- Exercise objective: Only the lines from the start of the data to the line containing "import * as", both included, should be output, exactly and without pictures.
━━ Provided data
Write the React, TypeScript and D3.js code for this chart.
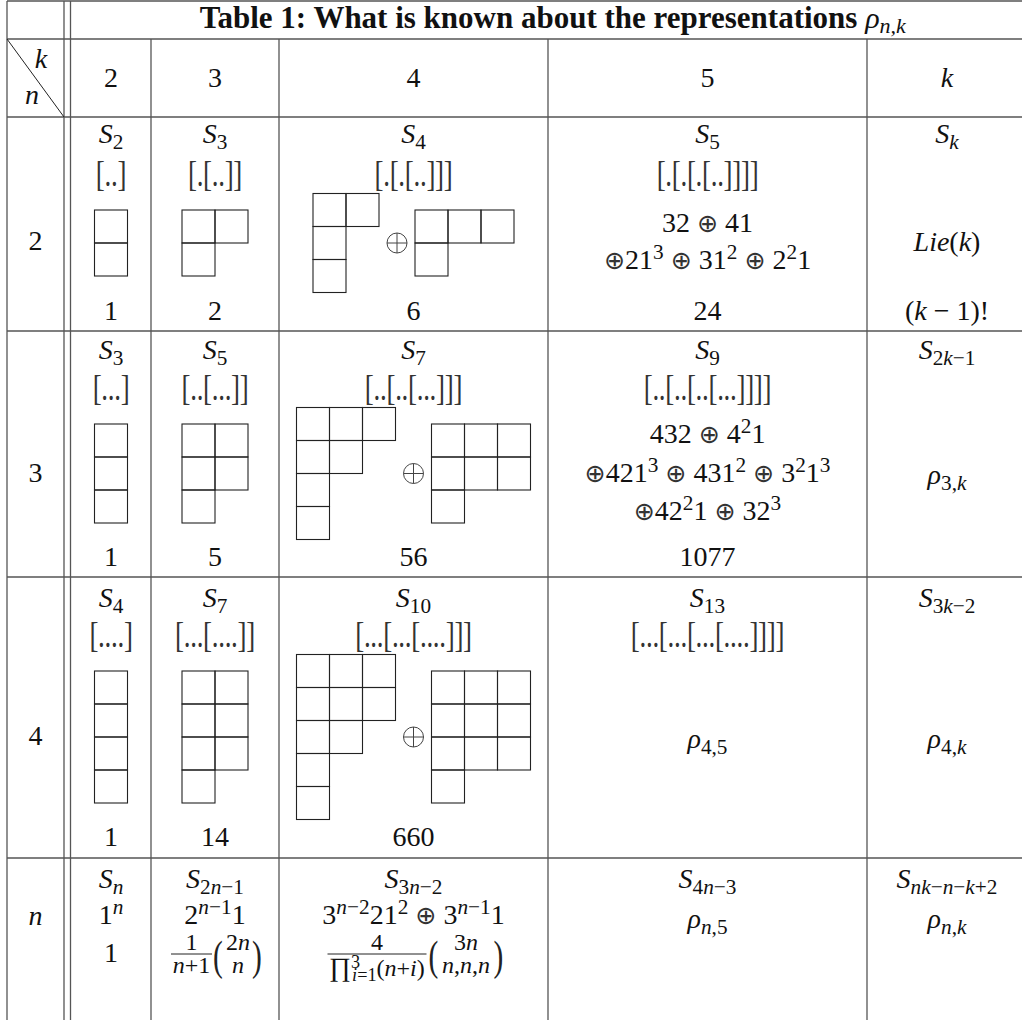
import React from "react";
import * as d3 from "d3";

// ---------- data ----------
const titleText = "Table 1: What is known about the representations ";
const titleMath = "ρ_{n,k}";
const colLabels = ["2", "3", "4", "5", "k"];
const rowLabels = ["2", "3", "4", "n"];
const groupLabels = [
  ["S_2", "S_3", "S_4", "S_5", "S_k"],
  ["S_3", "S_5", "S_7", "S_9", "S_{2k−1}"],
  ["S_4", "S_7", "S_{10}", "S_{13}", "S_{3k−2}"],
  ["S_n", "S_{2n−1}", "S_{3n−2}", "S_{4n−3}", "S_{nk−n−k+2}"],
];
const bracketWords = [
  ["[..]", "[.[..]]", "[.[.[..]]]", "[.[.[.[..]]]]"],
  ["[...]", "[..[...]]", "[..[..[...]]]", "[..[..[..[...]]]]"],
  ["[....]", "[...[....]]", "[...[...[....]]]", "[...[...[...[....]]]]"],
];
// Young diagrams (row lengths) for columns k = 2, 3, 4
const shapes: number[][][][] = [
  [[[1, 1]], [[2, 1]], [[2, 1, 1], [3, 1]]],
  [[[1, 1, 1]], [[2, 2, 1]], [[3, 2, 1, 1], [3, 3, 1]]],
  [[[1, 1, 1, 1]], [[2, 2, 2, 1]], [[3, 3, 2, 1, 1], [3, 3, 3, 1]]],
];
const dims = [
  ["1", "2", "6", "24", "(k − 1)!"],
  ["1", "5", "56", "1077", ""],
  ["1", "14", "660", "", ""],
];
const col5Lines = [
  ["32 ⊕ 41", "⊕21^3 ⊕ 31^2 ⊕ 2^21"],
  ["432 ⊕ 4^21", "⊕421^3 ⊕ 431^2 ⊕ 3^21^3", "⊕42^21 ⊕ 32^3"],
  ["ρ_{4,5}"],
];
const kColumn = ["Lie(k)", "ρ_{3,k}", "ρ_{4,k}"];
const generalRow = ["1^n", "2^{n−1}1", "3^{n−2}21^2 ⊕ 3^{n−1}1", "ρ_{n,5}", "ρ_{n,k}"];
const generalDim1 = "1";
const catalanNum = "1";
const catalanDen = "n+1";
const catalanTop = "2n";
const catalanBot = "n";
const triNum = "4";
const triTop = "3n";
const triBot = "n,n,n";

// ---------- layout ----------
const W = 1022;
const H = 1020;
const FONT = "'Liberation Serif', 'DejaVu Serif', serif";
const FS = 28;
const INK = "#111";
const LINE = "#555";
const xLines = [7, 64, 70.5, 151, 279, 548, 867, 1027];
const colX = [35.5, 111, 215, 413.5, 707.5, 947];
const yTop = 1, yTitle = 39, yHead = 117;
const rowTops = [117, 331, 577, 858];
const rowSBase = [143, 359, 607, 888];
const rowBrBase = [184, 398, 645];
const rowDiagC = [243, 473.5, 737];
const rowDimBase = [320, 566, 846];
const rowLabelBase = [250, 482, 745, 925];
const col5Base = [[232, 269], [443, 482, 520], [748]];
const kColBase = [251, 484, 748];
const BOX = 33;
const SCRIPT = 0.76;

type Seg = { t: string; it: boolean; lvl: number; dx?: number; fam?: string; big?: number };

function parse(s: string): Seg[] {
  const out: Seg[] = [];
  const push = (ch: string, lvl: number) => {
    const it = /[A-Za-zρ]/.test(ch);
    const op = ch === "⊕";
    const last = out[out.length - 1];
    if (last && !op && !last.fam && last.it === it && last.lvl === lvl) last.t += ch;
    else out.push({ t: ch, it, lvl, fam: op ? "'DejaVu Sans'" : undefined });
  };
  let i = 0;
  while (i < s.length) {
    const c = s[i];
    if (c === "_" || c === "^") {
      const lvl = c === "_" ? 1 : -1;
      i++;
      if (s[i] === "{") {
        const j = s.indexOf("}", i);
        for (const ch of s.slice(i + 1, j)) push(ch, lvl);
        i = j + 1;
      } else {
        push(s[i], lvl);
        i++;
      }
    } else {
      push(c, 0);
      i++;
    }
  }
  return out;
}

function Rich({ x, y, s, segs, size = FS, anchor = "middle" }: any) {
  const list: Seg[] = segs ?? parse(s);
  let cur = 0;
  return (
    <text x={x} y={y} fontSize={size} textAnchor={anchor} fontFamily={FONT} fill={INK}
      style={{ whiteSpace: "pre" }}>
      {list.map((g, k) => {
        const off = g.lvl === 1 ? 0.2 * size : g.lvl === -1 ? -0.34 * size : 0;
        const dy = off - cur;
        cur = off;
        const fs = g.lvl ? size * SCRIPT : g.fam ? size * 0.9 : g.big ? size * g.big : size;
        return (
          <tspan key={k} dy={dy} dx={g.dx} fontStyle={g.it ? "italic" : "normal"}
            fontSize={fs} fontFamily={g.fam} fill={g.fam ? "#333" : undefined}>
            {g.t}
          </tspan>
        );
      })}
    </text>
  );
}

function Diagram({ rows, x0, y0 }: { rows: number[]; x0: number; y0: number }) {
  const xs = d3.scaleLinear().domain([0, 1]).range([x0, x0 + BOX]);
  const ys = d3.scaleLinear().domain([0, 1]).range([y0, y0 + BOX]);
  const cells: [number, number][] = [];
  rows.forEach((len, i) => d3.range(len).forEach((j) => cells.push([i, j])));
  return (
    <g>
      {cells.map(([i, j]) => (
        <rect key={i + "-" + j} x={xs(j)} y={ys(i)} width={BOX} height={BOX}
          fill="none" stroke="#222" strokeWidth={1.1} />
      ))}
    </g>
  );
}

function Oplus({ cx, cy }: { cx: number; cy: number }) {
  const r = 10;
  const p = d3.path();
  p.moveTo(cx - r, cy); p.lineTo(cx + r, cy);
  p.moveTo(cx, cy - r); p.lineTo(cx, cy + r);
  return (
    <g stroke="#444" strokeWidth={1} fill="none">
      <circle cx={cx} cy={cy} r={r} />
      <path d={p.toString()} />
    </g>
  );
}

function DiagramCell({ list, cx, cy }: { list: number[][]; cx: number; cy: number }) {
  const widths = list.map((r) => d3.max(r)! * BOX);
  const heights = list.map((r) => r.length * BOX);
  const gap = 36;
  const total = d3.sum(widths) + gap * (list.length - 1);
  let x = cx - total / 2;
  const items: React.ReactNode[] = [];
  list.forEach((rows, k) => {
    items.push(<Diagram key={"d" + k} rows={rows} x0={x} y0={cy - heights[k] / 2} />);
    x += widths[k];
    if (k < list.length - 1) {
      items.push(<Oplus key={"o" + k} cx={x + gap / 2} cy={cy} />);
      x += gap;
    }
  });
  return <g>{items}</g>;
}

function Paren({ x, y, open }: { x: number; y: number; open: boolean }) {
  return (
    <text x={x} y={y} fontSize={42} textAnchor="middle" fontFamily={FONT} fill="#222"
      fontWeight="300"
      transform={`translate(${x},${y}) scale(0.7,1) translate(${-x},${-y})`}>
      {open ? "(" : ")"}
    </text>
  );
}

function Brackets({ x, y, s }: { x: number; y: number; s: string }) {
  const c = y - 7;
  return (
    <text x={x} y={y} fontSize={27} textAnchor="middle" fontFamily={FONT} fill="#333"
      letterSpacing={-0.3}
      transform={`translate(0,${c}) scale(1,1.3) translate(0,${-c})`}>
      {s}
    </text>
  );
}

export default function App() {
  const bigRows = [0, 1, 2];
  const fracFS = 24;
  const barY = 954;
  const c2 = colX[2], c3 = colX[3];
  return (
    <svg width={W} height={H} style={{ position: "absolute", left: 0, top: 0, background: "#fff" }}>
      {/* grid lines */}
      <g stroke={LINE} strokeWidth={1.3} fill="none">
        <line x1={xLines[0]} x2={W} y1={yTop} y2={yTop} />
        <line x1={xLines[0]} x2={W} y1={yTitle} y2={yTitle} />
        {rowTops.map((y) => (
          <line key={y} x1={xLines[0]} x2={W} y1={y} y2={y} />
        ))}
        {xLines.slice(0, 3).map((x) => (
          <line key={x} x1={x} x2={x} y1={yTop} y2={H} />
        ))}
        {xLines.slice(3).map((x) => (
          <line key={x} x1={x} x2={x} y1={yTitle} y2={H} />
        ))}
        <line x1={xLines[0]} y1={yTitle} x2={xLines[1]} y2={yHead} stroke="#222" strokeWidth={1} />
      </g>

      {/* title */}
      <text x={(xLines[2] + xLines[7]) / 2 + 4} y={28} fontSize={31} textAnchor="middle"
        fontFamily={FONT} fill={INK} style={{ whiteSpace: "pre" }}>
        <tspan fontWeight="bold">{titleText}</tspan>
        {parse(titleMath).map((g, k) => (
          <tspan key={k} fontStyle="italic" fontSize={g.lvl ? 22 : 30} dy={k === 0 ? 0 : k === 1 ? 5 : 0}>
            {g.t}
          </tspan>
        ))}
      </text>

      {/* corner */}
      <Rich x={41} y={68} s="k" />
      <Rich x={32} y={104} s="n" />

      {/* column header */}
      {colLabels.map((c, i) => (
        <Rich key={c} x={colX[i + 1]} y={87} s={c} />
      ))}

      {/* row labels */}
      {rowLabels.map((r, i) => (
        <Rich key={r} x={colX[0]} y={rowLabelBase[i]} s={r} />
      ))}

      {/* group labels */}
      {groupLabels.map((row, i) =>
        row.map((g, j) => <Rich key={i + "-" + j} x={colX[j + 1]} y={rowSBase[i]} s={g} />)
      )}

      {/* bracket words */}
      {bracketWords.map((row, i) =>
        row.map((b, j) => <Brackets key={i + "-" + j} x={colX[j + 1]} y={rowBrBase[i]} s={b} />)
      )}

      {/* Young diagrams */}
      {bigRows.map((i) =>
        shapes[i].map((list, j) => <DiagramCell key={i + "-" + j} list={list} cx={colX[j + 1]} cy={rowDiagC[i]} />)
      )}

      {/* dimensions */}
      {dims.map((row, i) =>
        row.map((d, j) => (d ? <Rich key={i + "-" + j} x={colX[j + 1]} y={rowDimBase[i]} s={d} /> : null))
      )}

      {/* column 5 decompositions */}
      {col5Lines.map((lines, i) =>
        lines.map((l, k) => <Rich key={i + "-" + k} x={colX[4]} y={col5Base[i][k]} s={l} />)
      )}

      {/* column k */}
      {kColumn.map((s, i) => (
        <Rich key={i} x={colX[5]} y={kColBase[i]} s={s} />
      ))}

      {/* general row */}
      {generalRow.map((s, j) => (
        <Rich key={j} x={colX[j + 1]} y={j < 3 ? 924 : 928} s={s} />
      ))}
      <Rich x={colX[1]} y={962} s={generalDim1} />

      {/* Catalan number */}
      <g>
        <line x1={c2 - 44} x2={c2 - 3} y1={barY} y2={barY} stroke="#222" strokeWidth={1} />
        <Rich x={c2 - 23.5} y={950} s={catalanNum} size={fracFS} />
        <Rich x={c2 - 23.5} y={973} s={catalanDen} size={fracFS} />
        <Paren x={c2 + 3} y={970} open />
        <Rich x={c2 + 23} y={950} s={catalanTop} size={fracFS} />
        <Rich x={c2 + 23} y={973} s={catalanBot} size={fracFS} />
        <Paren x={c2 + 42} y={970} open={false} />
      </g>

      {/* multinomial expression */}
      <g>
        <line x1={c3 - 86} x2={c3 + 13} y1={barY} y2={barY} stroke="#222" strokeWidth={1} />
        <Rich x={c3 - 36.5} y={950} s={triNum} size={fracFS} />
        <Rich
          x={c3 - 36.5}
          y={976}
          size={fracFS}
          segs={[
            { t: "∏", it: false, lvl: 0, big: 1.1 },
            { t: "3", it: false, lvl: -1 },
            { t: "i", it: true, lvl: 1, dx: -8 },
            { t: "=1", it: false, lvl: 1 },
            { t: "(", it: false, lvl: 0 },
            { t: "n", it: true, lvl: 0 },
            { t: "+", it: false, lvl: 0 },
            { t: "i", it: true, lvl: 0 },
            { t: ")", it: false, lvl: 0 },
          ]}
        />
        <Paren x={c3 + 20} y={970} open />
        <Rich x={c3 + 52.5} y={950} s={triTop} size={fracFS} />
        <Rich x={c3 + 52.5} y={973} s={triBot} size={fracFS} />
        <Paren x={c3 + 85} y={970} open={false} />
      </g>
    </svg>
  );
}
━━━━
- Response:
Write the React, TypeScript and D3.js code for this chart.
import React from "react";
import * as d3 from "d3";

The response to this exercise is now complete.